**GOAL:** Transcribe the material in full. Nothing should differ except that the pictures are left out.

* BEGIN SUPPLIED INFORMATION *

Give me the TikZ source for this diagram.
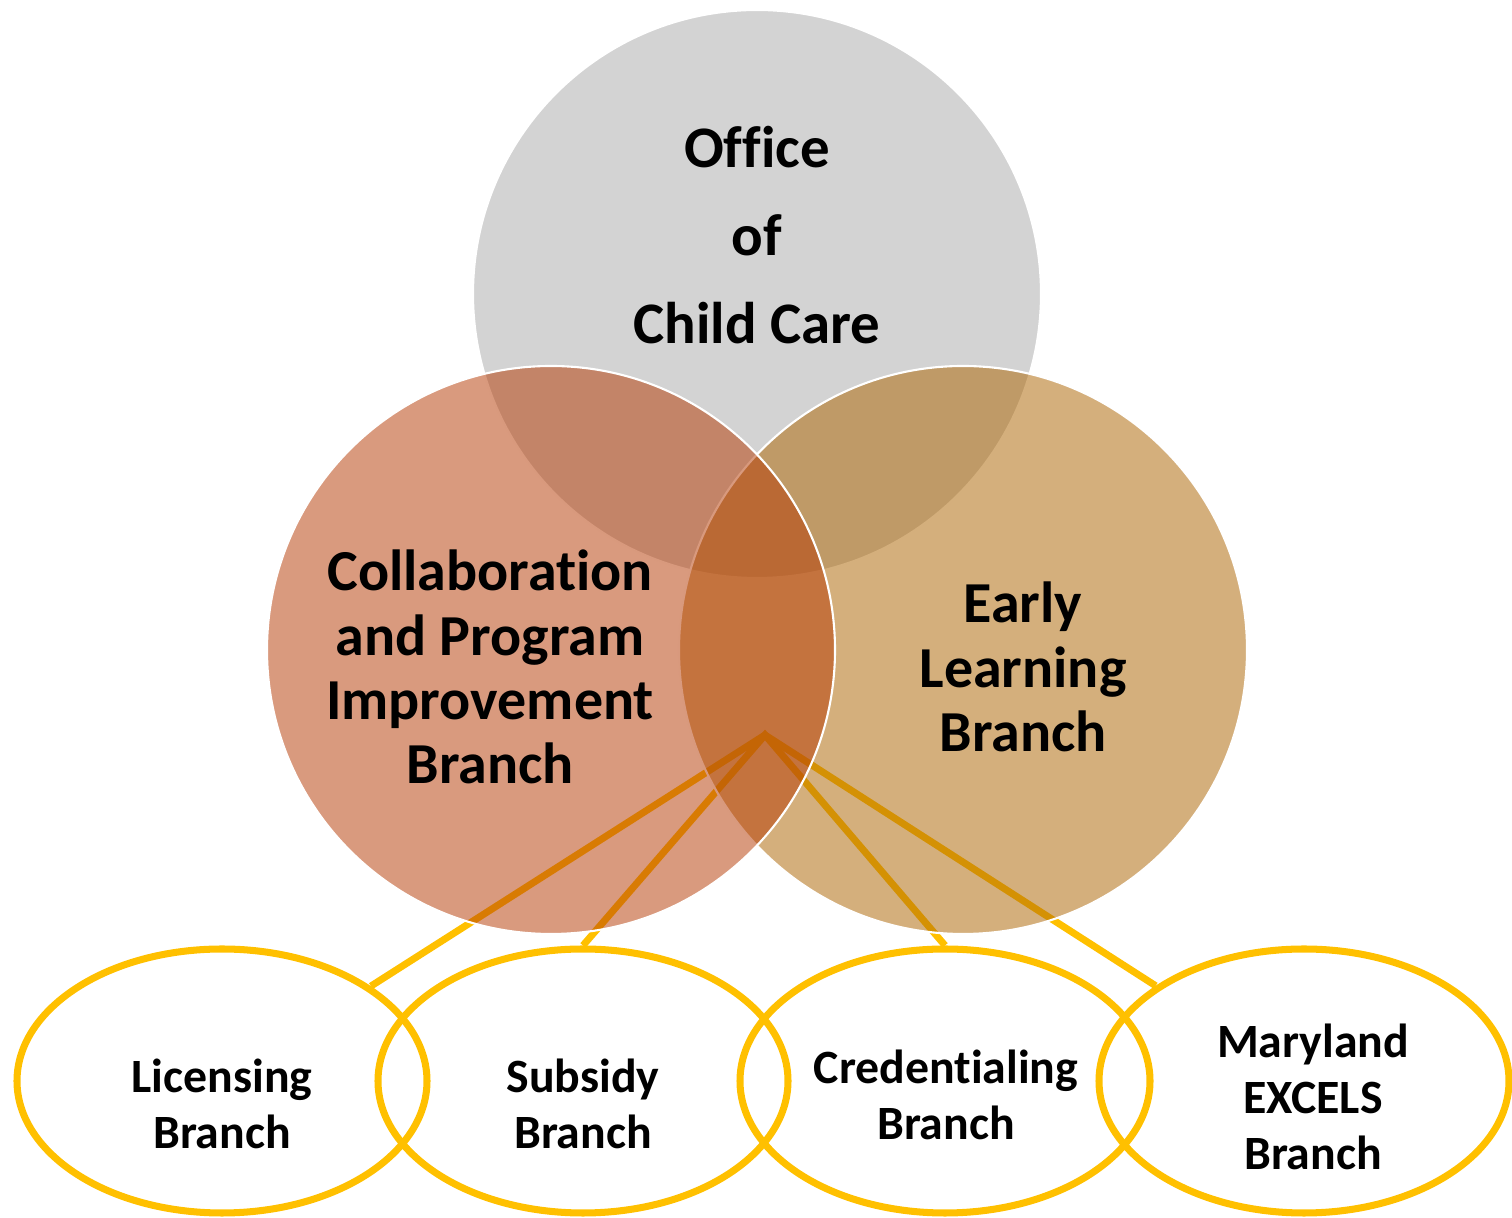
\documentclass[tikz,border=0pt]{standalone}
\usepackage{fontspec}
\setmainfont{Carlito}[Ligatures=NoCommon]
\usepackage{xcolor}
\usetikzlibrary{shapes.geometric,positioning}

\definecolor{officegray}{HTML}{D3D3D3}
\definecolor{cpirust}{RGB}{182,61,7}
\definecolor{elbochre}{RGB}{174,104,8}
\definecolor{branchgold}{HTML}{FFC000}

\tikzset{
    bigcircle/.style={circle, draw=white, line width=1.2pt, minimum size=11.36cm, inner sep=0pt},
    branchring/.style={ellipse, draw=branchgold, line width=4pt, minimum width=8.2cm, minimum height=5.28cm, inner sep=0pt},
    link/.style={draw=branchgold, line width=4pt},
    bigtext/.style={align=center, font=\bfseries\fontsize{33.5}{50}\selectfont},
    midtext/.style={align=center, font=\bfseries\fontsize{33}{36.5}\selectfont},
    smalltext/.style={align=center, font=\bfseries\fontsize{27.2}{32}\selectfont}
}

\begin{document}
\begin{tikzpicture}
    \useasboundingbox (0,0) rectangle (30.24,24.36);

    % Branch rings
    \node[branchring] (lic) at (4.44,2.74) {};
    \node[branchring] (sub) at (11.66,2.74) {};
    \node[branchring] (cre) at (18.90,2.74) {};
    \node[branchring] (mar) at (26.08,2.74) {};

    % Links from the centre
    \coordinate (hub) at (15.30,9.66);
    \draw[link] (lic) -- (hub) -- (mar);
    \draw[link] (sub.north) -- (hub) -- (cre.north);

    % Circles
    \node[bigcircle, fill=officegray] (occ) at (15.14,18.48) {};
    \node[bigcircle, fill=elbochre, fill opacity=0.53] (elb) at (19.26,11.36) {};
    \node[bigcircle, fill=cpirust, fill opacity=0.52] (cpi) at (11.02,11.36) {};

    % Labels
    \node[bigtext] (occtxt) at (15.14,19.66) {Office\\of\\Child Care};
    \node[midtext] (cpitxt) at (9.80,11.02) {Collaboration\\and Program\\Improvement\\Branch};
    \node[midtext] (elbtxt) at (20.46,11.02) {Early\\Learning\\Branch};
    \node[smalltext] (lictxt) at (4.44,2.28) {Licensing\\Branch};
    \node[smalltext] (subtxt) at (11.66,2.28) {Subsidy\\Branch};
    \node[smalltext] (cretxt) at (18.92,2.46) {Credentialing\\Branch};
    \node[smalltext] (martxt) at (26.26,2.42) {Maryland\\EXCELS\\Branch};
\end{tikzpicture}
\end{document}
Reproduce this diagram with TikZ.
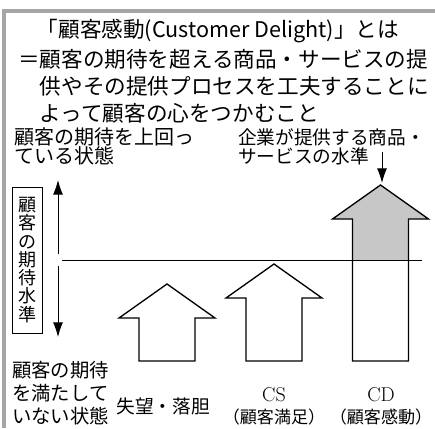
\documentclass[tikz,border=0pt]{standalone}
\usepackage{fontspec}
\newfontfamily\jpfont{Noto Sans CJK JP}
\usetikzlibrary{arrows.meta}
\def\bigarrow[#1](#2,#3)(#4){\draw[#1] (#2,#3) -- ++(48,34) -- ++(-20,0) -- (#2+28,#4) -- (#2-28,#4) -- (#2-28,#3+34) -- ++(-20,0) -- cycle;}
\tikzset{
  headfont/.style={font=\jpfont\fontsize{16.2}{20.25}\selectfont, inner sep=0},
  labelfont/.style={font=\jpfont\fontsize{14}{14}\selectfont, inner sep=0},
  levelarrow/.style={line width=0.75pt, -{Latex[length=11pt,width=7.5pt]}}
}
\begin{document}
\begin{tikzpicture}[x=0.75pt,y=-0.75pt]
			%%%%% START %%%%%
			
			\useasboundingbox (0,0) rectangle (435,428);
			\draw[line width=3pt, color=black!35] (4,428) -- (4,11) -- (435,11);
			
			\node[headfont] (title) at (218,31) {「顧客感動(Customer Delight)」とは};
			\node[headfont, align=left, anchor=west] (defn) at (18,86) {＝顧客の期待を超える商品・サービスの提\\\hspace*{1em}供やその提供プロセスを工夫することに\\\hspace*{1em}よって顧客の心をつかむこと};
			
			\node[labelfont, align=left, anchor=west, font=\jpfont\fontsize{15}{14.2}\selectfont] (above) at (14,146) {顧客の期待を上回っ\\ている状態};
			\node[labelfont, align=left, anchor=west, font=\jpfont\fontsize{14}{14.2}\selectfont] (offer) at (238,147) {企業が提供する商品・\\サービスの水準};
			\node[labelfont, align=left, anchor=west, font=\jpfont\fontsize{14.5}{17}\selectfont] (below) at (12,393) {顧客の期待\\を満たして\\いない状態};
			
			\node[draw, line width=0.75pt, align=center, inner sep=0, minimum width=22.5pt, minimum height=109.5pt, font=\jpfont\fontsize{13.5}{13.7}\selectfont] (level) at (27,260) {顧\\客\\の\\期\\待\\水\\準};
			
			\coordinate (lvl-l) at (62,260);
			\coordinate (lvl-r) at (422,260);
			\coordinate (up-from) at (58,254);
			\coordinate (up-to) at (58,180);
			\coordinate (dn-from) at (58,266);
			\coordinate (dn-to) at (58,337);
			\coordinate (offer-from) at (382,152);
			\coordinate (offer-to) at (382,183);
			
			\draw[levelarrow] (up-from) -- (up-to);
			\draw[levelarrow] (dn-from) -- (dn-to);
			\draw[levelarrow] (offer-from) -- (offer-to);
			
			\bigarrow[line width=1pt](167,284)(361);
			\bigarrow[line width=1pt](274,264)(361);
			\bigarrow[fill=black!22, draw=none](380.5,185)(260);
			\bigarrow[line width=1pt](380.5,185)(361);
			
			\draw[line width=0.75pt] (lvl-l) -- (lvl-r);
			
			\node[labelfont] (fail) at (163,406) {失望・落胆};
			\node[labelfont, align=center, font=\fontsize{15}{16.5}\selectfont] (cs) at (274,406) {CS\\{\jpfont\fontsize{12.8}{16.5}\selectfont （顧客満足）}};
			\node[labelfont, align=center, font=\fontsize{15}{16.5}\selectfont] (cd) at (381,406) {CD\\{\jpfont\fontsize{12.8}{16.5}\selectfont （顧客感動）}};
			
			%%%%% END %%%%%
\end{tikzpicture}
\end{document}
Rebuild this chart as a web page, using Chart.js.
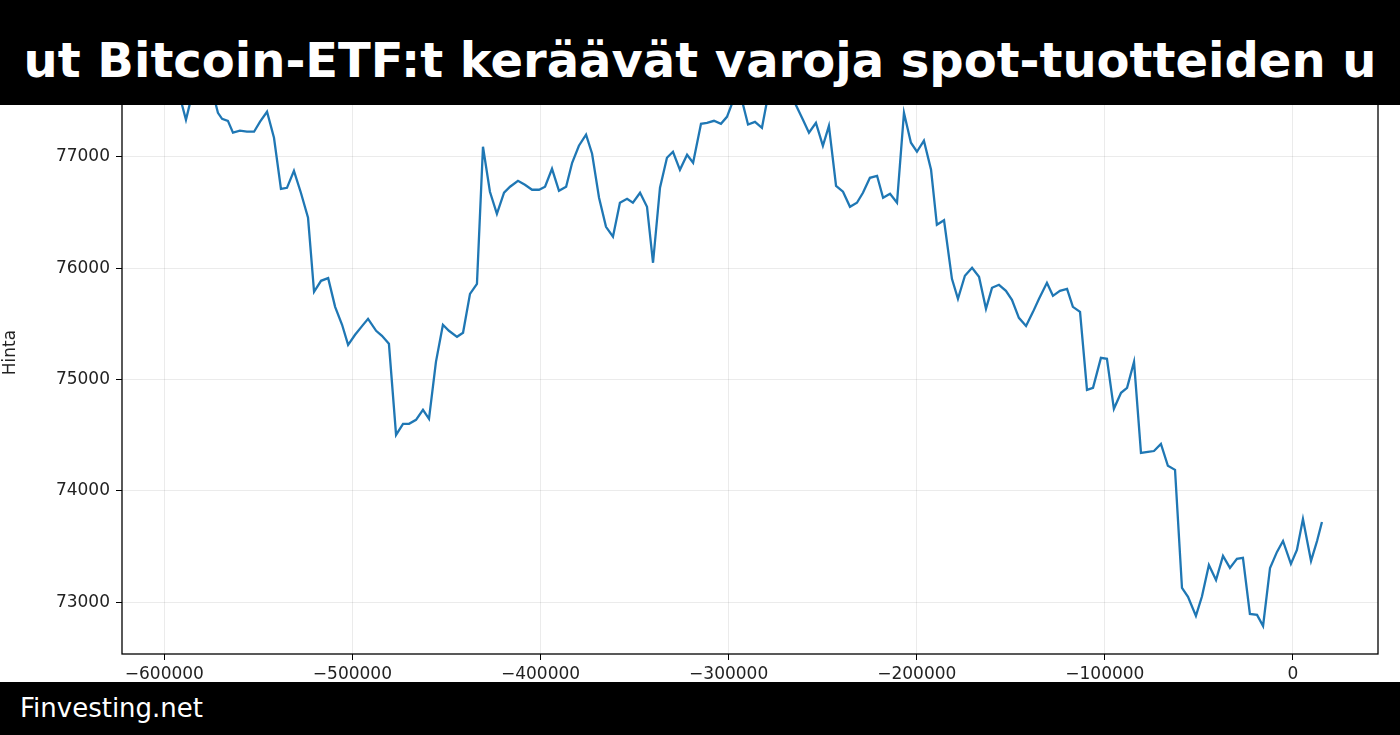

* END SUPPLIED INFORMATION *

**REPLY:**
Give me the TikZ source for this diagram.
\documentclass[tikz,border=0pt]{standalone}
\usepackage{fontspec}
\setmainfont{Carlito}[Ligatures=NoCommon]
\usepackage{xcolor}
\usetikzlibrary{shapes.geometric,positioning}

\definecolor{officegray}{HTML}{D3D3D3}
\definecolor{cpirust}{RGB}{182,61,7}
\definecolor{elbochre}{RGB}{174,104,8}
\definecolor{branchgold}{HTML}{FFC000}

\tikzset{
    bigcircle/.style={circle, draw=white, line width=1.2pt, minimum size=11.36cm, inner sep=0pt},
    branchring/.style={ellipse, draw=branchgold, line width=4pt, minimum width=8.2cm, minimum height=5.28cm, inner sep=0pt},
    link/.style={draw=branchgold, line width=4pt},
    bigtext/.style={align=center, font=\bfseries\fontsize{33.5}{50}\selectfont},
    midtext/.style={align=center, font=\bfseries\fontsize{33}{36.5}\selectfont},
    smalltext/.style={align=center, font=\bfseries\fontsize{27.2}{32}\selectfont}
}

\begin{document}
\begin{tikzpicture}
    \useasboundingbox (0,0) rectangle (30.24,24.36);

    % Branch rings
    \node[branchring] (lic) at (4.44,2.74) {};
    \node[branchring] (sub) at (11.66,2.74) {};
    \node[branchring] (cre) at (18.90,2.74) {};
    \node[branchring] (mar) at (26.08,2.74) {};

    % Links from the centre
    \coordinate (hub) at (15.30,9.66);
    \draw[link] (lic) -- (hub) -- (mar);
    \draw[link] (sub.north) -- (hub) -- (cre.north);

    % Circles
    \node[bigcircle, fill=officegray] (occ) at (15.14,18.48) {};
    \node[bigcircle, fill=elbochre, fill opacity=0.53] (elb) at (19.26,11.36) {};
    \node[bigcircle, fill=cpirust, fill opacity=0.52] (cpi) at (11.02,11.36) {};

    % Labels
    \node[bigtext] (occtxt) at (15.14,19.66) {Office\\of\\Child Care};
    \node[midtext] (cpitxt) at (9.80,11.02) {Collaboration\\and Program\\Improvement\\Branch};
    \node[midtext] (elbtxt) at (20.46,11.02) {Early\\Learning\\Branch};
    \node[smalltext] (lictxt) at (4.44,2.28) {Licensing\\Branch};
    \node[smalltext] (subtxt) at (11.66,2.28) {Subsidy\\Branch};
    \node[smalltext] (cretxt) at (18.92,2.46) {Credentialing\\Branch};
    \node[smalltext] (martxt) at (26.26,2.42) {Maryland\\EXCELS\\Branch};
\end{tikzpicture}
\end{document}
Reproduce this diagram with TikZ.
\documentclass[tikz,border=0pt]{standalone}
\usepackage{fontspec}
\newfontfamily\jpfont{Noto Sans CJK JP}
\usetikzlibrary{arrows.meta}
\def\bigarrow[#1](#2,#3)(#4){\draw[#1] (#2,#3) -- ++(48,34) -- ++(-20,0) -- (#2+28,#4) -- (#2-28,#4) -- (#2-28,#3+34) -- ++(-20,0) -- cycle;}
\tikzset{
  headfont/.style={font=\jpfont\fontsize{16.2}{20.25}\selectfont, inner sep=0},
  labelfont/.style={font=\jpfont\fontsize{14}{14}\selectfont, inner sep=0},
  levelarrow/.style={line width=0.75pt, -{Latex[length=11pt,width=7.5pt]}}
}
\begin{document}
\begin{tikzpicture}[x=0.75pt,y=-0.75pt]
			%%%%% START %%%%%
			
			\useasboundingbox (0,0) rectangle (435,428);
			\draw[line width=3pt, color=black!35] (4,428) -- (4,11) -- (435,11);
			
			\node[headfont] (title) at (218,31) {「顧客感動(Customer Delight)」とは};
			\node[headfont, align=left, anchor=west] (defn) at (18,86) {＝顧客の期待を超える商品・サービスの提\\\hspace*{1em}供やその提供プロセスを工夫することに\\\hspace*{1em}よって顧客の心をつかむこと};
			
			\node[labelfont, align=left, anchor=west, font=\jpfont\fontsize{15}{14.2}\selectfont] (above) at (14,146) {顧客の期待を上回っ\\ている状態};
			\node[labelfont, align=left, anchor=west, font=\jpfont\fontsize{14}{14.2}\selectfont] (offer) at (238,147) {企業が提供する商品・\\サービスの水準};
			\node[labelfont, align=left, anchor=west, font=\jpfont\fontsize{14.5}{17}\selectfont] (below) at (12,393) {顧客の期待\\を満たして\\いない状態};
			
			\node[draw, line width=0.75pt, align=center, inner sep=0, minimum width=22.5pt, minimum height=109.5pt, font=\jpfont\fontsize{13.5}{13.7}\selectfont] (level) at (27,260) {顧\\客\\の\\期\\待\\水\\準};
			
			\coordinate (lvl-l) at (62,260);
			\coordinate (lvl-r) at (422,260);
			\coordinate (up-from) at (58,254);
			\coordinate (up-to) at (58,180);
			\coordinate (dn-from) at (58,266);
			\coordinate (dn-to) at (58,337);
			\coordinate (offer-from) at (382,152);
			\coordinate (offer-to) at (382,183);
			
			\draw[levelarrow] (up-from) -- (up-to);
			\draw[levelarrow] (dn-from) -- (dn-to);
			\draw[levelarrow] (offer-from) -- (offer-to);
			
			\bigarrow[line width=1pt](167,284)(361);
			\bigarrow[line width=1pt](274,264)(361);
			\bigarrow[fill=black!22, draw=none](380.5,185)(260);
			\bigarrow[line width=1pt](380.5,185)(361);
			
			\draw[line width=0.75pt] (lvl-l) -- (lvl-r);
			
			\node[labelfont] (fail) at (163,406) {失望・落胆};
			\node[labelfont, align=center, font=\fontsize{15}{16.5}\selectfont] (cs) at (274,406) {CS\\{\jpfont\fontsize{12.8}{16.5}\selectfont （顧客満足）}};
			\node[labelfont, align=center, font=\fontsize{15}{16.5}\selectfont] (cd) at (381,406) {CD\\{\jpfont\fontsize{12.8}{16.5}\selectfont （顧客感動）}};
			
			%%%%% END %%%%%
\end{tikzpicture}
\end{document}
Rebuild this chart as a web page, using Chart.js.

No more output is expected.